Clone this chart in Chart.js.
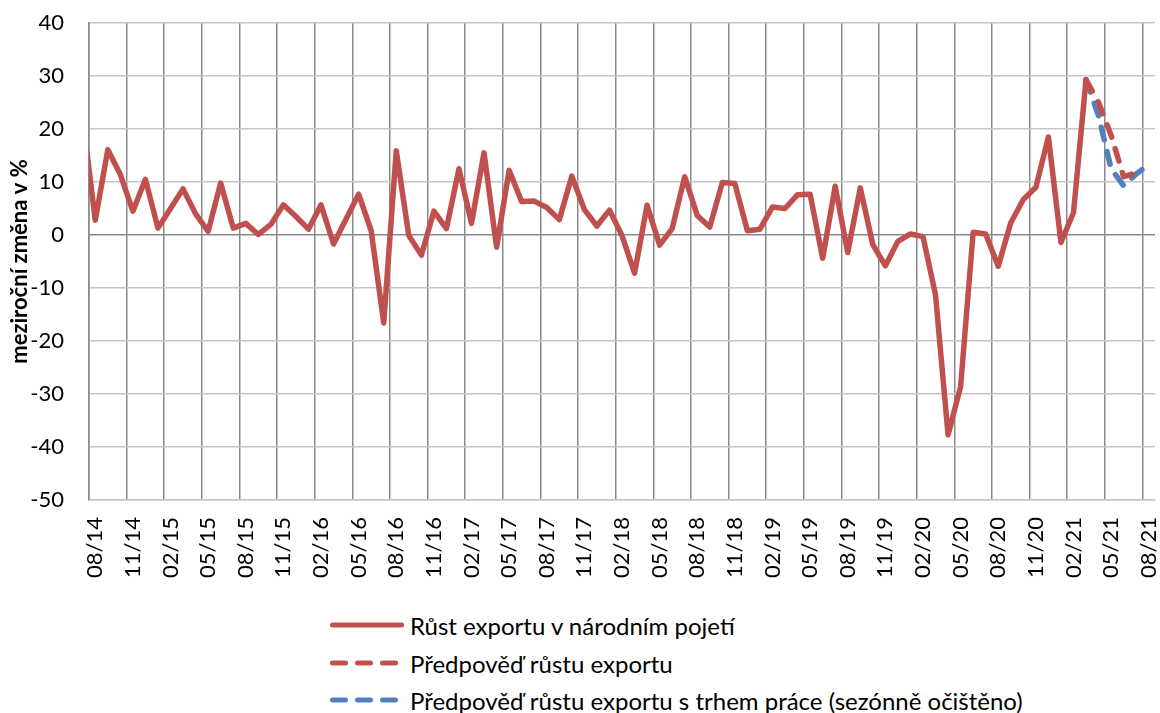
<!DOCTYPE html>
<html lang="cs">
<head>
<meta charset="utf-8">
<title>Růst exportu</title>
<script src="https://cdn.jsdelivr.net/npm/chart.js@4"></script>
<style>
    body { margin: 0; background: #fff; font-family: Lato, "Open Sans", sans-serif; }
    #wrap { position: relative; width: 1160px; height: 713px; }
    #box { position: absolute; left: 0; top: 0; width: 1160px; height: 600px; }
    .leg { position: absolute; left: 330px; height: 30px; display: flex; align-items: center; font-size: 24px; color: #000; white-space: nowrap; }
    .leg svg { margin-right: 6px; }
</style>
</head>
<body>
<div id="wrap">
    <div id="box"><canvas id="exportChart"></canvas></div>
    <div id="legend"></div>
</div>
<script>
// months 07/14 .. 08/21 (07/14 sits just outside the visible range)
const months = [
    "07/14", "08/14", "09/14", "10/14", "11/14", "12/14",
    "01/15", "02/15", "03/15", "04/15", "05/15", "06/15", "07/15", "08/15", "09/15", "10/15", "11/15", "12/15",
    "01/16", "02/16", "03/16", "04/16", "05/16", "06/16", "07/16", "08/16", "09/16", "10/16", "11/16", "12/16",
    "01/17", "02/17", "03/17", "04/17", "05/17", "06/17", "07/17", "08/17", "09/17", "10/17", "11/17", "12/17",
    "01/18", "02/18", "03/18", "04/18", "05/18", "06/18", "07/18", "08/18", "09/18", "10/18", "11/18", "12/18",
    "01/19", "02/19", "03/19", "04/19", "05/19", "06/19", "07/19", "08/19", "09/19", "10/19", "11/19", "12/19",
    "01/20", "02/20", "03/20", "04/20", "05/20", "06/20", "07/20", "08/20", "09/20", "10/20", "11/20", "12/20",
    "01/21", "02/21", "03/21", "04/21", "05/21", "06/21", "07/21", "08/21"
];

// y/y export growth, 07/14 .. 03/21
const exportGrowth = [
    22.0,
    2.8, 16.1, 11.4, 4.5, 10.5,
    1.3, 5.0, 8.7, 4.0, 0.7, 9.8, 1.3, 2.2, 0.1, 2.0, 5.7, 3.5,
    1.1, 5.7, -1.7, 3.0, 7.7, 0.8, -16.6, 15.9, -0.1, -3.8, 4.5, 1.2,
    12.5, 2.2, 15.5, -2.3, 12.2, 6.3, 6.4, 5.2, 2.9, 11.1, 4.8, 1.7,
    4.7, -0.1, -7.2, 5.6, -1.9, 1.2, 11.0, 3.7, 1.5, 9.9, 9.7, 0.8,
    1.1, 5.3, 5.0, 7.6, 7.7, -4.4, 9.2, -3.3, 8.9, -1.8, -5.8, -1.2,
    0.2, -0.3, -11.3, -37.7, -28.6, 0.5, 0.2, -5.9, 2.3, 6.7, 9.0, 18.5,
    -1.4, 4.2, 29.3
];

// forecasts starting at 03/21
const forecastStart = "03/21";
const forecast = [29.3, 25.0, 18.8, 11.0, 11.7];
const forecastLabour = [29.3, 22.5, 12.5, 9.3, 11.5, 13.3];

const yTicks = { min: -50, max: 40, step: 10 };

const RED = "#c0504d";
const BLUE = "#4f81bd";
const FONT = "Lato, 'Open Sans', sans-serif";

function padFrom(start, values) {
    const out = months.map(() => null);
    const i0 = months.indexOf(start);
    values.forEach((v, i) => { out[i0 + i] = v; });
    return out;
}

const seriesDefs = [
    { label: "Růst exportu v národním pojetí", data: exportGrowth, color: RED, dash: [] },
    { label: "Předpověď růstu exportu", data: padFrom(forecastStart, forecast), color: RED, dash: [13, 12] },
    { label: "Předpověď růstu exportu s trhem práce (sezónně očištěno)", data: padFrom(forecastStart, forecastLabour), color: BLUE, dash: [13, 12] }
];

function buildChart() {
    const canvas = document.getElementById("exportChart");
    new Chart(canvas, {
        type: "line",
        data: {
            labels: months,
            datasets: seriesDefs.map((s) => ({
                label: s.label,
                data: s.data,
                borderColor: s.color,
                backgroundColor: s.color,
                borderWidth: 5.5,
                borderDash: s.dash,
                borderCapStyle: "round",
                borderJoinStyle: "round",
                pointRadius: 0,
                tension: 0,
                fill: false,
                clip: { left: 0, right: 0, top: 6, bottom: 6 }
            }))
        },
        options: {
            responsive: true,
            maintainAspectRatio: false,
            animation: false,
            events: [],
            layout: { padding: { top: 23, right: 5, left: 0, bottom: 0 } },
            plugins: { legend: { display: false }, tooltip: { enabled: false } },
            scales: {
                x: {
                    type: "category",
                    min: "08/14",
                    offset: true,
                    grid: {
                        offset: true,
                        drawTicks: false,
                        lineWidth: 1.5,
                        color: (ctx) => (ctx.index % 3 === 0 ? "#898989" : "rgba(0,0,0,0)")
                    },
                    border: { color: "#c6c6c6", width: 1.5 },
                    ticks: {
                        autoSkip: false,
                        minRotation: 90,
                        maxRotation: 90,
                        padding: 17,
                        color: "#000",
                        font: { family: FONT, size: 22 },
                        callback: function (value, index) {
                            return index % 3 === 0 ? this.getLabelForValue(value) : "";
                        }
                    },
                    afterFit: (s) => {
                        s.height = 100;
                        s.paddingLeft = 0;
                        s.paddingRight = 0;
                    }
                },
                y: {
                    min: yTicks.min,
                    max: yTicks.max,
                    grid: {
                        drawTicks: false,
                        lineWidth: 1.5,
                        color: (ctx) => (ctx.tick && ctx.tick.value === 0 ? "#898989" : "#c6c6c6")
                    },
                    border: { color: "#898989", width: 1.5 },
                    ticks: {
                        stepSize: yTicks.step,
                        padding: 25,
                        color: "#000",
                        font: { family: FONT, size: 22 }
                    },
                    title: {
                        display: true,
                        text: "meziroční změna v %",
                        color: "#000",
                        font: { family: FONT, size: 22, weight: "bold" },
                        padding: { top: 7, bottom: 0 }
                    },
                    afterFit: (s) => {
                        s.width = 89;
                        s.paddingTop = 0;
                        s.paddingBottom = 0;
                    }
                }
            }
        }
    });
}

function buildLegend() {
    const box = document.getElementById("legend");
    const rowTops = [610, 648, 685];
    seriesDefs.forEach((s, i) => {
        const row = document.createElement("div");
        row.className = "leg";
        row.style.top = rowTops[i] + "px";
        const dash = s.dash.length ? ` stroke-dasharray="${s.dash.join(" ")}"` : "";
        row.innerHTML =
            `<svg width="74" height="10"><line x1="2.5" y1="5" x2="71.5" y2="5" stroke="${s.color}" stroke-width="5" stroke-linecap="round"${dash}/></svg>` +
            `<span>${s.label}</span>`;
        box.appendChild(row);
    });
}

document.addEventListener("DOMContentLoaded", () => {
    buildChart();
    buildLegend();
});
</script>
</body>
</html>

== == ==

**WRITTEN TASK**
Write the material out again exactly as it appears, dropping the pictures.

**FINISHED TASK**
Clone this chart in Chart.js.
<!DOCTYPE html>
<html lang="cs">
<head>
<meta charset="utf-8">
<title>Růst exportu</title>
<script src="https://cdn.jsdelivr.net/npm/chart.js@4"></script>
<style>
    body { margin: 0; background: #fff; font-family: Lato, "Open Sans", sans-serif; }
    #wrap { position: relative; width: 1160px; height: 713px; }
    #box { position: absolute; left: 0; top: 0; width: 1160px; height: 600px; }
    .leg { position: absolute; left: 330px; height: 30px; display: flex; align-items: center; font-size: 24px; color: #000; white-space: nowrap; }
    .leg svg { margin-right: 6px; }
</style>
</head>
<body>
<div id="wrap">
    <div id="box"><canvas id="exportChart"></canvas></div>
    <div id="legend"></div>
</div>
<script>
// months 07/14 .. 08/21 (07/14 sits just outside the visible range)
const months = [
    "07/14", "08/14", "09/14", "10/14", "11/14", "12/14",
    "01/15", "02/15", "03/15", "04/15", "05/15", "06/15", "07/15", "08/15", "09/15", "10/15", "11/15", "12/15",
    "01/16", "02/16", "03/16", "04/16", "05/16", "06/16", "07/16", "08/16", "09/16", "10/16", "11/16", "12/16",
    "01/17", "02/17", "03/17", "04/17", "05/17", "06/17", "07/17", "08/17", "09/17", "10/17", "11/17", "12/17",
    "01/18", "02/18", "03/18", "04/18", "05/18", "06/18", "07/18", "08/18", "09/18", "10/18", "11/18", "12/18",
    "01/19", "02/19", "03/19", "04/19", "05/19", "06/19", "07/19", "08/19", "09/19", "10/19", "11/19", "12/19",
    "01/20", "02/20", "03/20", "04/20", "05/20", "06/20", "07/20", "08/20", "09/20", "10/20", "11/20", "12/20",
    "01/21", "02/21", "03/21", "04/21", "05/21", "06/21", "07/21", "08/21"
];

// y/y export growth, 07/14 .. 03/21
const exportGrowth = [
    22.0,
    2.8, 16.1, 11.4, 4.5, 10.5,
    1.3, 5.0, 8.7, 4.0, 0.7, 9.8, 1.3, 2.2, 0.1, 2.0, 5.7, 3.5,
    1.1, 5.7, -1.7, 3.0, 7.7, 0.8, -16.6, 15.9, -0.1, -3.8, 4.5, 1.2,
    12.5, 2.2, 15.5, -2.3, 12.2, 6.3, 6.4, 5.2, 2.9, 11.1, 4.8, 1.7,
    4.7, -0.1, -7.2, 5.6, -1.9, 1.2, 11.0, 3.7, 1.5, 9.9, 9.7, 0.8,
    1.1, 5.3, 5.0, 7.6, 7.7, -4.4, 9.2, -3.3, 8.9, -1.8, -5.8, -1.2,
    0.2, -0.3, -11.3, -37.7, -28.6, 0.5, 0.2, -5.9, 2.3, 6.7, 9.0, 18.5,
    -1.4, 4.2, 29.3
];

// forecasts starting at 03/21
const forecastStart = "03/21";
const forecast = [29.3, 25.0, 18.8, 11.0, 11.7];
const forecastLabour = [29.3, 22.5, 12.5, 9.3, 11.5, 13.3];

const yTicks = { min: -50, max: 40, step: 10 };

const RED = "#c0504d";
const BLUE = "#4f81bd";
const FONT = "Lato, 'Open Sans', sans-serif";

function padFrom(start, values) {
    const out = months.map(() => null);
    const i0 = months.indexOf(start);
    values.forEach((v, i) => { out[i0 + i] = v; });
    return out;
}

const seriesDefs = [
    { label: "Růst exportu v národním pojetí", data: exportGrowth, color: RED, dash: [] },
    { label: "Předpověď růstu exportu", data: padFrom(forecastStart, forecast), color: RED, dash: [13, 12] },
    { label: "Předpověď růstu exportu s trhem práce (sezónně očištěno)", data: padFrom(forecastStart, forecastLabour), color: BLUE, dash: [13, 12] }
];

function buildChart() {
    const canvas = document.getElementById("exportChart");
    new Chart(canvas, {
        type: "line",
        data: {
            labels: months,
            datasets: seriesDefs.map((s) => ({
                label: s.label,
                data: s.data,
                borderColor: s.color,
                backgroundColor: s.color,
                borderWidth: 5.5,
                borderDash: s.dash,
                borderCapStyle: "round",
                borderJoinStyle: "round",
                pointRadius: 0,
                tension: 0,
                fill: false,
                clip: { left: 0, right: 0, top: 6, bottom: 6 }
            }))
        },
        options: {
            responsive: true,
            maintainAspectRatio: false,
            animation: false,
            events: [],
            layout: { padding: { top: 23, right: 5, left: 0, bottom: 0 } },
            plugins: { legend: { display: false }, tooltip: { enabled: false } },
            scales: {
                x: {
                    type: "category",
                    min: "08/14",
                    offset: true,
                    grid: {
                        offset: true,
                        drawTicks: false,
                        lineWidth: 1.5,
                        color: (ctx) => (ctx.index % 3 === 0 ? "#898989" : "rgba(0,0,0,0)")
                    },
                    border: { color: "#c6c6c6", width: 1.5 },
                    ticks: {
                        autoSkip: false,
                        minRotation: 90,
                        maxRotation: 90,
                        padding: 17,
                        color: "#000",
                        font: { family: FONT, size: 22 },
                        callback: function (value, index) {
                            return index % 3 === 0 ? this.getLabelForValue(value) : "";
                        }
                    },
                    afterFit: (s) => {
                        s.height = 100;
                        s.paddingLeft = 0;
                        s.paddingRight = 0;
                    }
                },
                y: {
                    min: yTicks.min,
                    max: yTicks.max,
                    grid: {
                        drawTicks: false,
                        lineWidth: 1.5,
                        color: (ctx) => (ctx.tick && ctx.tick.value === 0 ? "#898989" : "#c6c6c6")
                    },
                    border: { color: "#898989", width: 1.5 },
                    ticks: {
                        stepSize: yTicks.step,
                        padding: 25,
                        color: "#000",
                        font: { family: FONT, size: 22 }
                    },
                    title: {
                        display: true,
                        text: "meziroční změna v %",
                        color: "#000",
                        font: { family: FONT, size: 22, weight: "bold" },
                        padding: { top: 7, bottom: 0 }
                    },
                    afterFit: (s) => {
                        s.width = 89;
                        s.paddingTop = 0;
                        s.paddingBottom = 0;
                    }
                }
            }
        }
    });
}

function buildLegend() {
    const box = document.getElementById("legend");
    const rowTops = [610, 648, 685];
    seriesDefs.forEach((s, i) => {
        const row = document.createElement("div");
        row.className = "leg";
        row.style.top = rowTops[i] + "px";
        const dash = s.dash.length ? ` stroke-dasharray="${s.dash.join(" ")}"` : "";
        row.innerHTML =
            `<svg width="74" height="10"><line x1="2.5" y1="5" x2="71.5" y2="5" stroke="${s.color}" stroke-width="5" stroke-linecap="round"${dash}/></svg>` +
            `<span>${s.label}</span>`;
        box.appendChild(row);
    });
}

document.addEventListener("DOMContentLoaded", () => {
    buildChart();
    buildLegend();
});
</script>
</body>
</html>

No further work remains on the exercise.